─── MATERIAL PROVIDED ───

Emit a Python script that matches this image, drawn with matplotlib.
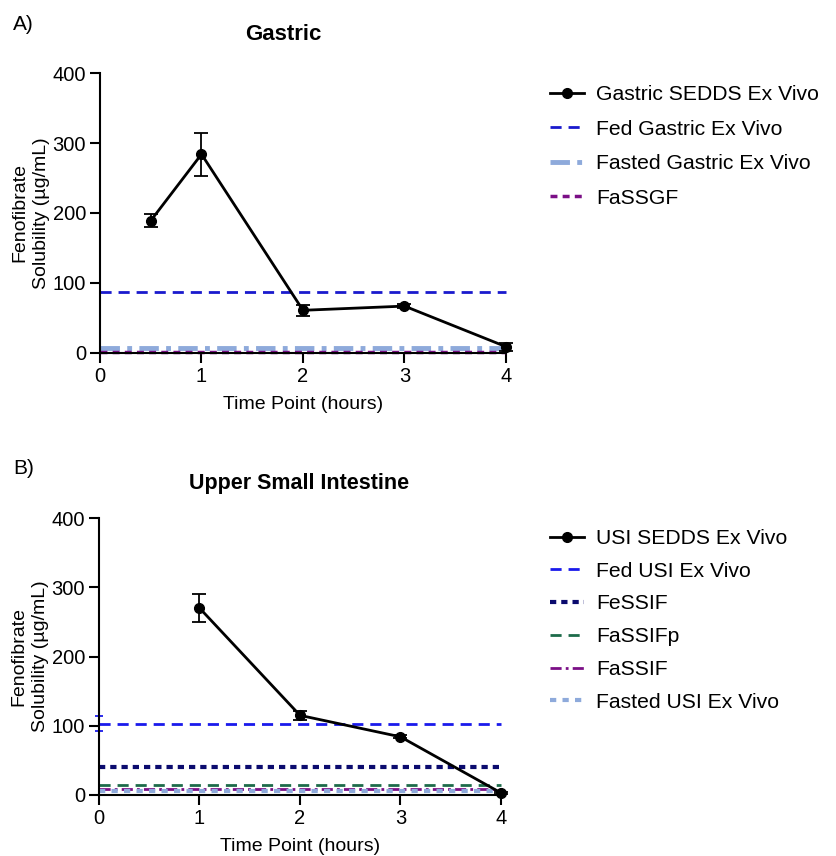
import matplotlib
matplotlib.use("Agg")
import matplotlib.pyplot as plt
from matplotlib.lines import Line2D

plt.rcParams['font.family'] = ['Liberation Sans', 'DejaVu Sans']

# Panel A (Gastric)
gastric_time = [0.5, 1, 2, 3, 4]
gastric_sedds = [189, 284, 61, 67, 9]
gastric_err = [9, 31, 8, 3, 6]
fed_gastric = 87
fasted_gastric = 7
fassgf = 1

# Panel B (Upper Small Intestine)
usi_time = [1, 2, 3, 4]
usi_sedds = [270, 115, 84, 3]
usi_err = [20, 7, 2, 1]
fed_usi = 103
fed_usi_err = 11
fessif = 40
fassifp = 15
fassif = 8
fasted_usi = 6

W, H = 837, 856
fig = plt.figure(figsize=(W / 100, H / 100), dpi=100)

def make_ax(l, r, t, b):
    return fig.add_axes([l / W, 1 - b / H, (r - l) / W, (b - t) / H])

ax1 = make_ax(100, 506, 73, 353)
ax2 = make_ax(99, 501, 518, 795)

def style(ax):
    ax.set_xlim(0, 4)
    ax.set_ylim(0, 400)
    ax.set_xticks([0, 1, 2, 3, 4])
    ax.set_yticks([0, 100, 200, 300, 400])
    for s in ['top', 'right']:
        ax.spines[s].set_visible(False)
    for s in ['left', 'bottom']:
        ax.spines[s].set_linewidth(1.5)
    ax.tick_params(direction='out', length=7, width=1.5, labelsize=14.5, pad=3)
    ax.set_xlabel('Time Point (hours)', fontsize=14, labelpad=7)
    ax.set_ylabel('Fenofibrate\nSolubility (\u00b5g/mL)', fontsize=14, labelpad=2, linespacing=1.35)

sedds_style = dict(color='black', lw=2, marker='o', ms=7)

# Panel A
xs = [0, 4]
ax1.plot(xs, [fed_gastric] * 2, color='#1a1acd', lw=2, ls=(0, (4, 2.5)), label='Fed Gastric Ex Vivo', clip_on=False)
ax1.plot(xs, [fasted_gastric] * 2, color='#8eaadb', lw=3.5, ls=(0, (4, 1.5, 1, 1.5)), label='Fasted Gastric Ex Vivo', clip_on=False)
ax1.plot(xs, [fassgf] * 2, color='#7b0f86', lw=2.5, ls=(0, (2, 1.5)), label='FaSSGF', clip_on=False)
ax1.errorbar(gastric_time, gastric_sedds, yerr=gastric_err, capsize=5, elinewidth=1.3, capthick=1.3,
             clip_on=False, zorder=5, **sedds_style)
style(ax1)
h, l = ax1.get_legend_handles_labels()
ax1.legend([Line2D([], [], **sedds_style)] + h, ['Gastric SEDDS Ex Vivo'] + l, loc='upper left',
           bbox_to_anchor=(531 / W, 1 - 66 / H), bbox_transform=fig.transFigure, frameon=False,
           fontsize=15.2, handlelength=1.6, labelspacing=0.74, handletextpad=0.6)

# Panel B
ax2.errorbar([0], [fed_usi], yerr=[fed_usi_err], color='#1a1aeb', lw=0, capsize=3, elinewidth=1.3, capthick=1.3, clip_on=False)
ax2.plot(xs, [fed_usi] * 2, color='#1a1aeb', lw=2, ls=(0, (4, 2.5)), label='Fed USI Ex Vivo', clip_on=False)
ax2.plot(xs, [fessif] * 2, color='#0b0b6e', lw=3, ls=(0, (1.5, 1.2)), label='FeSSIF', clip_on=False)
ax2.plot(xs, [fassifp] * 2, color='#1d6b4a', lw=2, ls=(0, (4, 2.5)), label='FaSSIFp', clip_on=False)
ax2.plot(xs, [fassif] * 2, color='#7b0f86', lw=2, ls=(0, (4, 1.5, 1, 1.5)), label='FaSSIF', clip_on=False)
ax2.plot(xs, [fasted_usi] * 2, color='#8eaadb', lw=3, ls=(0, (1.5, 1.5)), label='Fasted USI Ex Vivo', clip_on=False)
ax2.errorbar(usi_time, usi_sedds, yerr=usi_err, capsize=5, elinewidth=1.3, capthick=1.3,
             clip_on=False, zorder=5, **sedds_style)
style(ax2)
h, l = ax2.get_legend_handles_labels()
ax2.legend([Line2D([], [], **sedds_style)] + h, ['USI SEDDS Ex Vivo'] + l, loc='upper left',
           bbox_to_anchor=(531 / W, 1 - 510 / H), bbox_transform=fig.transFigure, frameon=False,
           fontsize=15.2, handlelength=1.6, labelspacing=0.65, handletextpad=0.6)

fig.text(283 / W, 1 - 35 / H, 'Gastric', fontsize=16, fontweight='bold', ha='center', va='center')
fig.text(299 / W, 1 - 483 / H, 'Upper Small Intestine', fontsize=15.5, fontweight='bold', ha='center', va='center')
fig.text(13 / W, 1 - 24 / H, 'A)', fontsize=15, va='center', ha='left')
fig.text(13 / W, 1 - 469 / H, 'B)', fontsize=15, va='center', ha='left')

fig.savefig('out.png', dpi=100, facecolor='white')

───

The listing above needs to be output again exactly. Don't include the pictures.

Emit a Python script that matches this image, drawn with matplotlib.
import matplotlib
matplotlib.use("Agg")
import matplotlib.pyplot as plt
from matplotlib.lines import Line2D

plt.rcParams['font.family'] = ['Liberation Sans', 'DejaVu Sans']

# Panel A (Gastric)
gastric_time = [0.5, 1, 2, 3, 4]
gastric_sedds = [189, 284, 61, 67, 9]
gastric_err = [9, 31, 8, 3, 6]
fed_gastric = 87
fasted_gastric = 7
fassgf = 1

# Panel B (Upper Small Intestine)
usi_time = [1, 2, 3, 4]
usi_sedds = [270, 115, 84, 3]
usi_err = [20, 7, 2, 1]
fed_usi = 103
fed_usi_err = 11
fessif = 40
fassifp = 15
fassif = 8
fasted_usi = 6

W, H = 837, 856
fig = plt.figure(figsize=(W / 100, H / 100), dpi=100)

def make_ax(l, r, t, b):
    return fig.add_axes([l / W, 1 - b / H, (r - l) / W, (b - t) / H])

ax1 = make_ax(100, 506, 73, 353)
ax2 = make_ax(99, 501, 518, 795)

def style(ax):
    ax.set_xlim(0, 4)
    ax.set_ylim(0, 400)
    ax.set_xticks([0, 1, 2, 3, 4])
    ax.set_yticks([0, 100, 200, 300, 400])
    for s in ['top', 'right']:
        ax.spines[s].set_visible(False)
    for s in ['left', 'bottom']:
        ax.spines[s].set_linewidth(1.5)
    ax.tick_params(direction='out', length=7, width=1.5, labelsize=14.5, pad=3)
    ax.set_xlabel('Time Point (hours)', fontsize=14, labelpad=7)
    ax.set_ylabel('Fenofibrate\nSolubility (\u00b5g/mL)', fontsize=14, labelpad=2, linespacing=1.35)

sedds_style = dict(color='black', lw=2, marker='o', ms=7)

# Panel A
xs = [0, 4]
ax1.plot(xs, [fed_gastric] * 2, color='#1a1acd', lw=2, ls=(0, (4, 2.5)), label='Fed Gastric Ex Vivo', clip_on=False)
ax1.plot(xs, [fasted_gastric] * 2, color='#8eaadb', lw=3.5, ls=(0, (4, 1.5, 1, 1.5)), label='Fasted Gastric Ex Vivo', clip_on=False)
ax1.plot(xs, [fassgf] * 2, color='#7b0f86', lw=2.5, ls=(0, (2, 1.5)), label='FaSSGF', clip_on=False)
ax1.errorbar(gastric_time, gastric_sedds, yerr=gastric_err, capsize=5, elinewidth=1.3, capthick=1.3,
             clip_on=False, zorder=5, **sedds_style)
style(ax1)
h, l = ax1.get_legend_handles_labels()
ax1.legend([Line2D([], [], **sedds_style)] + h, ['Gastric SEDDS Ex Vivo'] + l, loc='upper left',
           bbox_to_anchor=(531 / W, 1 - 66 / H), bbox_transform=fig.transFigure, frameon=False,
           fontsize=15.2, handlelength=1.6, labelspacing=0.74, handletextpad=0.6)

# Panel B
ax2.errorbar([0], [fed_usi], yerr=[fed_usi_err], color='#1a1aeb', lw=0, capsize=3, elinewidth=1.3, capthick=1.3, clip_on=False)
ax2.plot(xs, [fed_usi] * 2, color='#1a1aeb', lw=2, ls=(0, (4, 2.5)), label='Fed USI Ex Vivo', clip_on=False)
ax2.plot(xs, [fessif] * 2, color='#0b0b6e', lw=3, ls=(0, (1.5, 1.2)), label='FeSSIF', clip_on=False)
ax2.plot(xs, [fassifp] * 2, color='#1d6b4a', lw=2, ls=(0, (4, 2.5)), label='FaSSIFp', clip_on=False)
ax2.plot(xs, [fassif] * 2, color='#7b0f86', lw=2, ls=(0, (4, 1.5, 1, 1.5)), label='FaSSIF', clip_on=False)
ax2.plot(xs, [fasted_usi] * 2, color='#8eaadb', lw=3, ls=(0, (1.5, 1.5)), label='Fasted USI Ex Vivo', clip_on=False)
ax2.errorbar(usi_time, usi_sedds, yerr=usi_err, capsize=5, elinewidth=1.3, capthick=1.3,
             clip_on=False, zorder=5, **sedds_style)
style(ax2)
h, l = ax2.get_legend_handles_labels()
ax2.legend([Line2D([], [], **sedds_style)] + h, ['USI SEDDS Ex Vivo'] + l, loc='upper left',
           bbox_to_anchor=(531 / W, 1 - 510 / H), bbox_transform=fig.transFigure, frameon=False,
           fontsize=15.2, handlelength=1.6, labelspacing=0.65, handletextpad=0.6)

fig.text(283 / W, 1 - 35 / H, 'Gastric', fontsize=16, fontweight='bold', ha='center', va='center')
fig.text(299 / W, 1 - 483 / H, 'Upper Small Intestine', fontsize=15.5, fontweight='bold', ha='center', va='center')
fig.text(13 / W, 1 - 24 / H, 'A)', fontsize=15, va='center', ha='left')
fig.text(13 / W, 1 - 469 / H, 'B)', fontsize=15, va='center', ha='left')

fig.savefig('out.png', dpi=100, facecolor='white')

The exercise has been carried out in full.